Como as grandes multinacionais espanholas já estão instaladas no Brasil, Zapatero pretende apressar em seu encontro com Lula, amanhã, em Brasília, o acesso ao mercado brasileiro de pequenas e médias empresas, até agora ausentes nos negócios entre os dois países. A nova etapa de cooperação, segundo Óscar Via, incluirá ajuda financeira, incentivos e um convênio para eliminar trâmites burocráticos que, pelos altos custos e pouca transparência, dificultam a participação de empresas estrangeiras em licitações públicas.

Para acertar as bases da iniciativa, Zapatero participará em São Paulo, de 24 a 26 deste mês, de um Foro de Investimentos e Cooperação Empresarial promovido pelo Instituto Espanhol de Comércio Exterior.

"Que o interesse espanhol pelo Brasil não seja considerado mero apoio solidário a uma economia emergente", adverte o inglês Tymothy Garton Ash, um dos principais analistas políticos da União Européia. "A Espanha apenas antecipa-se aos demais países da UE para defender seus interesses num futuro próximo em que China, Índia e Brasil dominarão grande parte da economia mundial", profetiza. Com investimentos de 34 milhões nos últimos dez anos, a Espanha já é o segundo maior parceiro econômico do Brasil, depois dos Estados Unidos.

Embutida nas novas relações com o Brasil inclui-se, discretamente, a busca de imigrantes. As empresas européias esperam, ansiosas, a chegada de mão-de-obra barata para reduzir gastos e se manterem competitivas nos mercados mundiais. Sem isso - e por causa da baixa taxa de natalidade - o velho continente seguirá em velocidade de cruzeiro para tornar-se um enorme asilo.

Atualmente com 43 milhões de habitantes e 3 milhões de imigrantes, a Espanha precisará de 12 milhões de estrangeiros nos próximos 10 anos, de preferência jovens, para se manter viva.

REVOLUÇÃO UTÓPICA

Zapatero é o primeiro líder da esquerda espanhola a chegar à presidência na primeira disputa eleitoral. A seu favor contou com o maciço comparecimento às urnas da juventude, que utilizou o voto para expressar seu repúdio às ações políticas do governo anterior, que colocaram a Espanha na mira do terrorismo islâmico: o atentado de 11 de março de 2003, em Madri, que custou a vida de 192 pessoas.

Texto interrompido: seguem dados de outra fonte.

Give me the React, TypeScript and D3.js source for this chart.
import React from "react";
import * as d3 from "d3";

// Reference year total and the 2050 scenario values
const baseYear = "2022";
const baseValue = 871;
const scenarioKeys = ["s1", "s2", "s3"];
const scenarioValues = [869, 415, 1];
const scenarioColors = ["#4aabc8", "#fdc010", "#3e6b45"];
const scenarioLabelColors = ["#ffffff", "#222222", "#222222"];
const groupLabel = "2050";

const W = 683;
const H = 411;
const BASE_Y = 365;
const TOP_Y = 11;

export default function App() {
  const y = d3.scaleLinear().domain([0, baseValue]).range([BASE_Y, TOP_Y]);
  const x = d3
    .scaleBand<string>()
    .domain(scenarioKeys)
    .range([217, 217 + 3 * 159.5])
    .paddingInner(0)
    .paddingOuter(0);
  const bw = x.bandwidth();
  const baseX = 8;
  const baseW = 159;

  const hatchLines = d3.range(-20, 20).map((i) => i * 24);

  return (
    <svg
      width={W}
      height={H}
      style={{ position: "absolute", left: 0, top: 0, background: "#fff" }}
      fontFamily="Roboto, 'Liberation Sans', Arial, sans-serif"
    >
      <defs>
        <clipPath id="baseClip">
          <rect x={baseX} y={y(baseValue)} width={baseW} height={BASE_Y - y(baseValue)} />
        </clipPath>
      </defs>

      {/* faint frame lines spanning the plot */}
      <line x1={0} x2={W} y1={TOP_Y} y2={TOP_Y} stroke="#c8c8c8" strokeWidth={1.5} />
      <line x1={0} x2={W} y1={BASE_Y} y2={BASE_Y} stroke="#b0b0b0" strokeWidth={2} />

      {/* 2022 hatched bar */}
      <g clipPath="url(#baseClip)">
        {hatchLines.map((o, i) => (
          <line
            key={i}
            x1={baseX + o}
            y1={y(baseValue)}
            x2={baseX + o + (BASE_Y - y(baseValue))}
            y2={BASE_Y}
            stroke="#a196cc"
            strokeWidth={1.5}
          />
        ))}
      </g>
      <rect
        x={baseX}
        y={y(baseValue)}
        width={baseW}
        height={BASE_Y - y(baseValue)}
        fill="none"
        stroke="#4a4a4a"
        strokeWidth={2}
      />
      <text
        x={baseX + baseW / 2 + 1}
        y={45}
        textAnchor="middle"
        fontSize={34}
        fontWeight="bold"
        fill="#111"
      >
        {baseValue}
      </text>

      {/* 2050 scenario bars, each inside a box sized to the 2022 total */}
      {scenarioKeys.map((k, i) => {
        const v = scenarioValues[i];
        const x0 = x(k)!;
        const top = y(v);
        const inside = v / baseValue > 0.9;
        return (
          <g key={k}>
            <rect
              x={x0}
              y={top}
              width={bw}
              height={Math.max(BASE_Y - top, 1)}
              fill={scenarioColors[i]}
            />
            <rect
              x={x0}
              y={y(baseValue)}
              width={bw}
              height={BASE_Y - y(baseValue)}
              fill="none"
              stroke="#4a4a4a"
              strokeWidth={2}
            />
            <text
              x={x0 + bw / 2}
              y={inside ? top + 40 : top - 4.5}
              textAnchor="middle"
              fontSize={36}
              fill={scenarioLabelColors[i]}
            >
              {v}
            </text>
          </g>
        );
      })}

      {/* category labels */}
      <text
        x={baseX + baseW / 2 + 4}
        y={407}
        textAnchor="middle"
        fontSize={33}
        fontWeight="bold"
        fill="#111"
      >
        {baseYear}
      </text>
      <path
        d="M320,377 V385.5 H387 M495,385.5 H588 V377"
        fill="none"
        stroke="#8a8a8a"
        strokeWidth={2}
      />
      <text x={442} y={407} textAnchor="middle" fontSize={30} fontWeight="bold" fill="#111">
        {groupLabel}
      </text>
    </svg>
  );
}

Consciente das circunstâncias que favoreceram sua vitória, no dia seguinte à posse Zapatero ordenou a retirada das tropas espanholas enviadas ao Iraque. Sob o olhar perplexo de Washington, que tinha em seu antecessor, José Maria Aznar, um aliado incondicional, o novo primeiro-ministro afirmou em pronunciamento na ONU: "A correção das grandes injustiças políticas e econômicas que assolam o planeta é a única maneira de privar o terrorismo de sustento popular. Quanto mais gente estiver vivendo em condições dignas no mundo, mais seguros estaremos."

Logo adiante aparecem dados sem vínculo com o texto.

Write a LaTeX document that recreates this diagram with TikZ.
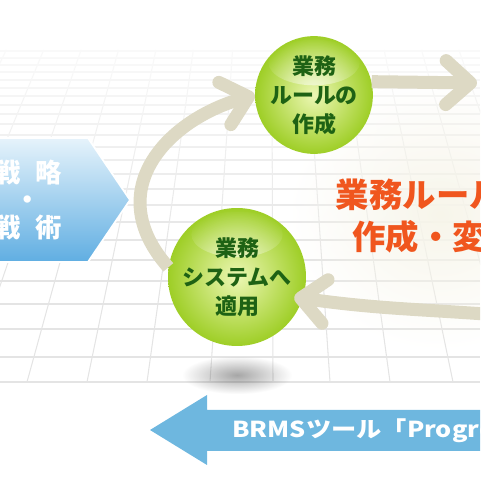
\documentclass[tikz,border=0pt]{standalone}
\usepackage{fontspec}
\newfontfamily\jpfont{Noto Sans CJK JP}
\usetikzlibrary{arrows.meta,fadings}

\definecolor{ballpale}{RGB}{236,247,180}
\definecolor{ballgreen}{RGB}{158,206,38}
\definecolor{rulegreen}{RGB}{30,98,20}
\definecolor{loopbeige}{RGB}{221,217,196}
\definecolor{hexlight}{RGB}{230,243,251}
\definecolor{hexblue}{RGB}{96,174,226}
\definecolor{toolblue}{RGB}{110,183,223}
\definecolor{changeorange}{RGB}{240,86,30}
\definecolor{gridgray}{RGB}{228,228,228}
\definecolor{glowcream}{RGB}{247,245,234}

\tikzfading[name=softspot, inner color=transparent!0, outer color=transparent!100]

\tikzset{
  ball/.style={circle, inner color=ballpale, outer color=ballgreen, text=rulegreen,
    font=\jpfont\bfseries\fontsize{12.5}{16.4}\selectfont, align=center, inner sep=0pt,
    path picture={\fill[white, opacity=0.6, path fading=softspot]
      ([yshift=-15pt]path picture bounding box.north) ellipse [x radius=26pt, y radius=13pt];}},
  cyclearrow/.style={draw=loopbeige, line width=7.4pt,
    -{Straight Barb[length=14pt, width=25pt, round]}},
  gridline/.style={draw=gridgray, line width=0.6pt},
  hextext/.style={text=white, font=\jpfont\bfseries\fontsize{15}{15.6}\selectfont, align=center, inner sep=0pt},
  changetext/.style={text=changeorange, font=\jpfont\bfseries\fontsize{19}{23.8}\selectfont, align=center, inner sep=0pt},
  tooltext/.style={text=white, font=\jpfont\bfseries\fontsize{12.5}{14}\selectfont, inner sep=0pt, xscale=1.15, transform shape}
}

\begin{document}
\begin{tikzpicture}[x=0.02cm, y=0.02cm]
  \useasboundingbox (0,0) rectangle (480,480);
  \clip (0,0) rectangle (480,480);

  % floor grid
  \foreach \gx in {-153,-93,-33,27,87,147,210,273,330,390,453,513,573,633}
    \draw[gridline] (\gx,98) -- ({270+(\gx-270)*0.6236},430);
  \foreach \gy in {98,123,151,176,199,220,240,258,275,291,306,320,333,345,356,366,375,384,392,400,408,415,422,429}
    \draw[gridline] (0,\gy) -- (480,\gy);
  \fill[white, path fading=south] (0,215) rectangle (480,481);
  \fill[glowcream, path fading=softspot] (290,130) rectangle (590,400);

  % shadow under the lower ball
  \fill[black, opacity=0.35, path fading=softspot] (182,86) rectangle (292,124);

  % strategy box
  \shade[top color=hexlight, bottom color=hexblue, draw=white, line width=1pt]
    (-20,342) -- (88,342) -- (130,280) -- (88,218) -- (-20,218) -- cycle;
  \node[hextext] (strategy) at (28,280) {戦\hspace{0.55em}略\\・\\戦\hspace{0.55em}術};

  % balls
  \node[ball, minimum size=2.24cm] (rule) at (314,385) {業務\\ルールの\\作成};
  \node[ball, minimum size=2.76cm] (app) at (237,203) {業務\\システムへ\\適用};

  % cycle
  \coordinate (outR) at (477,397);
  \coordinate (inB) at (485,166);
  \draw[cyclearrow] (app.172) .. controls +(-68,77) and +(-88,-25) .. (rule.west);
  \draw[cyclearrow] (rule.13) -- (outR);
  \draw[cyclearrow, shorten >=-5pt] (inB) to[out=176, in=-8] (app.-18);

  \node[changetext] (change) at (436,264) {業務ルールの\\作成・変更};

  % tool arrow
  \fill[toolblue] (150,50) -- (207,85) -- (207,70) -- (481,70) -- (481,29) -- (207,29) -- (207,15) -- cycle;
  \node[tooltext, anchor=west] (tool) at (232,49) {BRMSツール「Progress」};
\end{tikzpicture}
\end{document}
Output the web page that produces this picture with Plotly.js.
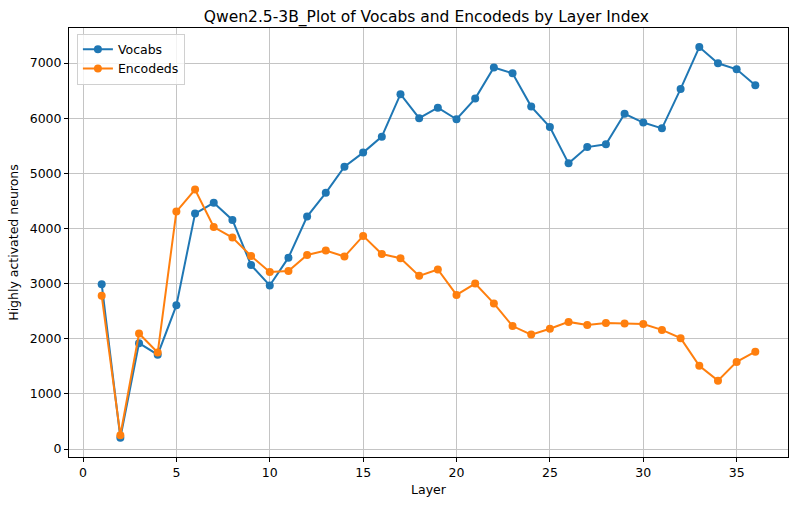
<!DOCTYPE html>
<html>
<head>
<meta charset="utf-8">
<script src="https://cdn.plot.ly/plotly-3.0.1.min.js"></script>
<style>html,body{margin:0;padding:0;background:#fff}#chart{width:797px;height:506px}</style>
</head>
<body>
<div id="chart"></div>
<script>
const layers = [1,2,3,4,5,6,7,8,9,10,11,12,13,14,15,16,17,18,19,20,21,22,23,24,25,26,27,28,29,30,31,32,33,34,35,36];
const vocabs = [2990,205,1920,1710,2605,4270,4465,4155,3335,2965,3470,4215,4645,5120,5375,5665,6435,6000,6190,5980,6355,6920,6815,6210,5840,5180,5475,5525,6080,5920,5815,6530,7290,6995,6885,6595];
const encodeds = [2780,250,2095,1750,4305,4705,4025,3835,3500,3210,3230,3520,3600,3490,3865,3535,3460,3140,3255,2795,3000,2640,2230,2075,2180,2305,2250,2285,2275,2265,2160,2010,1510,1240,1580,1765];
const seriesNames = ["Vocabs", "Encodeds"];
const titleText = "Qwen2.5-3B_Plot of Vocabs and Encodeds by Layer Index";
const xLabel = "Layer";
const yLabel = "Highly activated neurons";

const font = "DejaVu Sans, sans-serif";
const traces = [
  {x: layers, y: vocabs, name: seriesNames[0], type: "scatter", mode: "lines+markers",
   line: {color: "#1f77b4", width: 2}, marker: {color: "#1f77b4", size: 8}},
  {x: layers, y: encodeds, name: seriesNames[1], type: "scatter", mode: "lines+markers",
   line: {color: "#ff7f0e", width: 2}, marker: {color: "#ff7f0e", size: 8}}
];
const axisCommon = {
  showline: true, mirror: true, linecolor: "#000", linewidth: 1,
  ticks: "outside", ticklen: 4, tickcolor: "#000", tickwidth: 1,
  showgrid: true, gridcolor: "#c4c4c4", gridwidth: 1, zeroline: false,
  tickfont: {family: font, size: 12.5, color: "#000"}
};
const layout = {
  width: 797, height: 506,
  margin: {l: 69, r: 9, t: 28, b: 49},
  paper_bgcolor: "#fff", plot_bgcolor: "#fff",
  font: {family: font, color: "#000"},
  title: {text: titleText, font: {family: font, size: 15.5, color: "#000"}, x: 0.535, xanchor: "center", y: 0.968, yanchor: "middle"},
  xaxis: Object.assign({}, axisCommon, {range: [-0.75, 37.75], tick0: 0, dtick: 5,
    title: {text: xLabel, font: {family: font, size: 12.5}, standoff: 6}}),
  yaxis: Object.assign({}, axisCommon, {range: [-145, 7635], tick0: 0, dtick: 1000,
    title: {text: yLabel, font: {family: font, size: 12.5}, standoff: 8}}),
  showlegend: true,
  legend: {x: 0.011, y: 0.987, xanchor: "left", yanchor: "top",
    bgcolor: "rgba(255,255,255,0.8)", bordercolor: "#d0d0d0", borderwidth: 1,
    font: {family: font, size: 12.5, color: "#000"}, tracegroupgap: 0, itemwidth: 30}
};
Plotly.newPlot("chart", traces, layout, {displayModeBar: false, staticPlot: true});
</script>
</body>
</html>
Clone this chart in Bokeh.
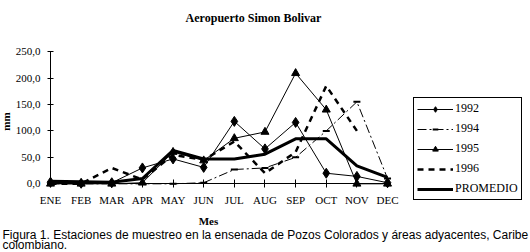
import math
from bokeh.plotting import figure
from bokeh.models import (Range1d, LinearAxis, FixedTicker, Legend, LegendItem,
                          Label, ColumnDataSource)
from bokeh.embed import file_html
from bokeh.resources import INLINE

# ---- data ----
months = ["ENE", "FEB", "MAR", "APR", "MAY", "JUN", "JUL", "AUG", "SEP", "OCT", "NOV", "DEC"]
y_ticks = [0, 50, 100, 150, 200, 250]
y_tick_labels = ["0,0", "50,0", "100,0", "150,0", "200,0", "250,0"]
y1992 = [3, 1, 2, 30, 47, 31, 118, 66, 116, 20, 14, 2]
y1994 = [0, 0, 0, 0, 0, 2, 27, 30, 50, 100, 155, 10]
y1995 = [0, 0, 0, 2, 60, 44, 86, 98, 209, 140, 0, 0]
y1996 = [0, 0, 30, 8, 55, 45, 80, 20, 60, 185, 100, float("nan")]
promedio = [5, 4, 3, 10, 63, 47, 47, 56, 85, 85, 34, 12]
title_text = "Aeropuerto Simon Bolivar"
x_title = "Mes"
y_title = "mm"
caption1 = "Figura 1. Estaciones de muestreo en la ensenada de Pozos Colorados y áreas adyacentes, Caribe"
caption2 = "colombiano."

idx = list(range(len(months)))
src = ColumnDataSource(dict(x=idx, y92=y1992, y94=y1994, y95=y1995, y96=y1996, prom=promedio))

W, H = 530, 252
SERIF = "Liberation Serif"
X0, DX = 50.0, 30.64      # pixel of ENE, pixels per month
Y0, DY = 183.3, 0.529     # pixel of 0 mm, pixels per mm

p = figure(width=W, height=H, output_backend="svg", toolbar_location=None,
           x_range=Range1d(-X0 / DX, (W - X0) / DX),
           y_range=Range1d(-(H - Y0) / DY, Y0 / DY),
           x_axis_type=None, y_axis_type=None,
           min_border_left=0, min_border_right=0, min_border_top=0, min_border_bottom=0)
p.outline_line_color = None
p.background_fill_color = "white"
p.border_fill_color = "white"

def style_axis(ax):
    ax.axis_line_color = "black"
    ax.axis_line_width = 1
    ax.major_tick_line_color = "black"
    ax.minor_tick_line_color = None
    ax.major_label_text_font = SERIF
    ax.major_label_text_font_size = "11px"
    ax.major_label_text_color = "black"

xax = LinearAxis(ticker=FixedTicker(ticks=idx),
                 major_label_overrides={i: m for i, m in enumerate(months)},
                 fixed_location=0, bounds=(0, 11.1))
style_axis(xax)
xax.major_tick_in = 4
xax.major_tick_out = 4
xax.major_label_standoff = 6
p.add_layout(xax, "below")

yax = LinearAxis(ticker=FixedTicker(ticks=y_ticks),
                 major_label_overrides={t: l for t, l in zip(y_ticks, y_tick_labels)},
                 fixed_location=0, bounds=(0, 250))
style_axis(yax)
yax.major_tick_in = 3
yax.major_tick_out = 3
yax.major_label_standoff = 7
p.add_layout(yax, "left")

# ---- series ----
l92 = p.line("x", "y92", source=src, line_color="black", line_width=1)
m92 = p.scatter("x", "y92", source=src, marker="diamond", size=10, fill_color="black", line_color="black")
l94 = p.line("x", "y94", source=src, line_color="black", line_width=1, line_dash="9 3 2 3")
m94 = p.scatter("x", "y94", source=src, marker="dash", size=7, line_color="black", line_width=2)
l95 = p.line("x", "y95", source=src, line_color="black", line_width=1)
m95 = p.scatter("x", "y95", source=src, marker="triangle", size=8, fill_color="black", line_color="black")
l96 = p.line("x", "y96", source=src, line_color="black", line_width=2.5, line_dash="6 5")
lpr = p.line("x", "prom", source=src, line_color="black", line_width=3)

legend = Legend(items=[LegendItem(label="1992", renderers=[l92, m92]),
                       LegendItem(label="1994", renderers=[l94, m94]),
                       LegendItem(label="1995", renderers=[l95, m95]),
                       LegendItem(label="1996", renderers=[l96]),
                       LegendItem(label="PROMEDIO", renderers=[lpr])],
                location=(413, H - 200), border_line_color="black", border_line_width=1,
                border_line_alpha=1, background_fill_color="white", background_fill_alpha=1,
                padding=3, spacing=5, margin=0, glyph_width=36, glyph_height=14,
                label_height=14, label_standoff=2, label_text_font=SERIF,
                label_text_font_size="12px", label_text_color="black")
p.add_layout(legend, "center")

def add_label(text, px, py, size, font=SERIF, style="normal", align="center", angle=0.0):
    p.add_layout(Label(x=px, y=H - py, x_units="screen", y_units="screen", text=text,
                       text_font=font, text_font_size=size, text_font_style=style,
                       text_align=align, text_baseline="middle", text_color="black",
                       angle=angle))

add_label(title_text, 253, 17, "12px", style="bold")
add_label(y_title, 5, 121, "11px", style="bold", angle=math.pi / 2)
add_label(x_title, 208, 220, "11px", style="bold")
add_label(caption1, 2, 234, "12px", font="Liberation Sans", align="left")
add_label(caption2, 2, 244.5, "12px", font="Liberation Sans", align="left")

open("out.html", "w").write(file_html(p, INLINE))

O discurso foi imediatamente rotulado de utópico e idealista. Uma das poucas vozes a desafiar a vontade imperial americana, Zapatero rebateu: "Depois do que temos vivido nos últimos tempos, o que a ordem internacional precisa é de mais ideais e menos mentiras."

Em casa, Zapatero punha em marcha suas promessas de campanha através de um projeto político baseado em cinco pontos: paz, igualdade de direitos entre homens e mulheres, cidadania, solidariedade e segurança.

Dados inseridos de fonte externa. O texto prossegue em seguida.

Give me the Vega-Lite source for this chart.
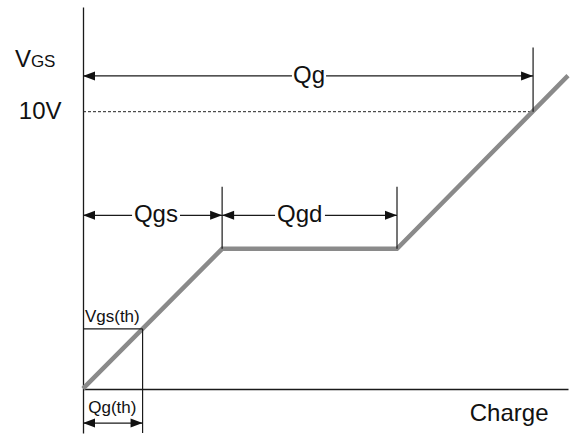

Destituiu a cúpula militar. Nomeou um ministério formado por oito homens e oito mulheres e apresentou uma lei de combate à violência de gênero, aprovada por unanimidade. Através de um pacto com as redes de TV, estabeleceu horários para crianças e adolescentes, em que é proibida a exibição de imagens de sexo e violência.

Sua determinação em aprovar novas leis sobre aborto, divórcio e casamento de pessoas do mesmo sexo colocou Zapatero em rota de colisão com a Igreja católica, que acusa seu governo de varrer da esfera pública os valores familiares e religiosos.

Resposta de Zapatero: "Nosso projeto tem apoio da maioria do povo espanhol. Os que se opõem talvez precisem evoluir um pouco para alcançar o tempo social em que vivemos. Fé não se estabelece por lei, é algo íntimo na consciência de cada cidadão."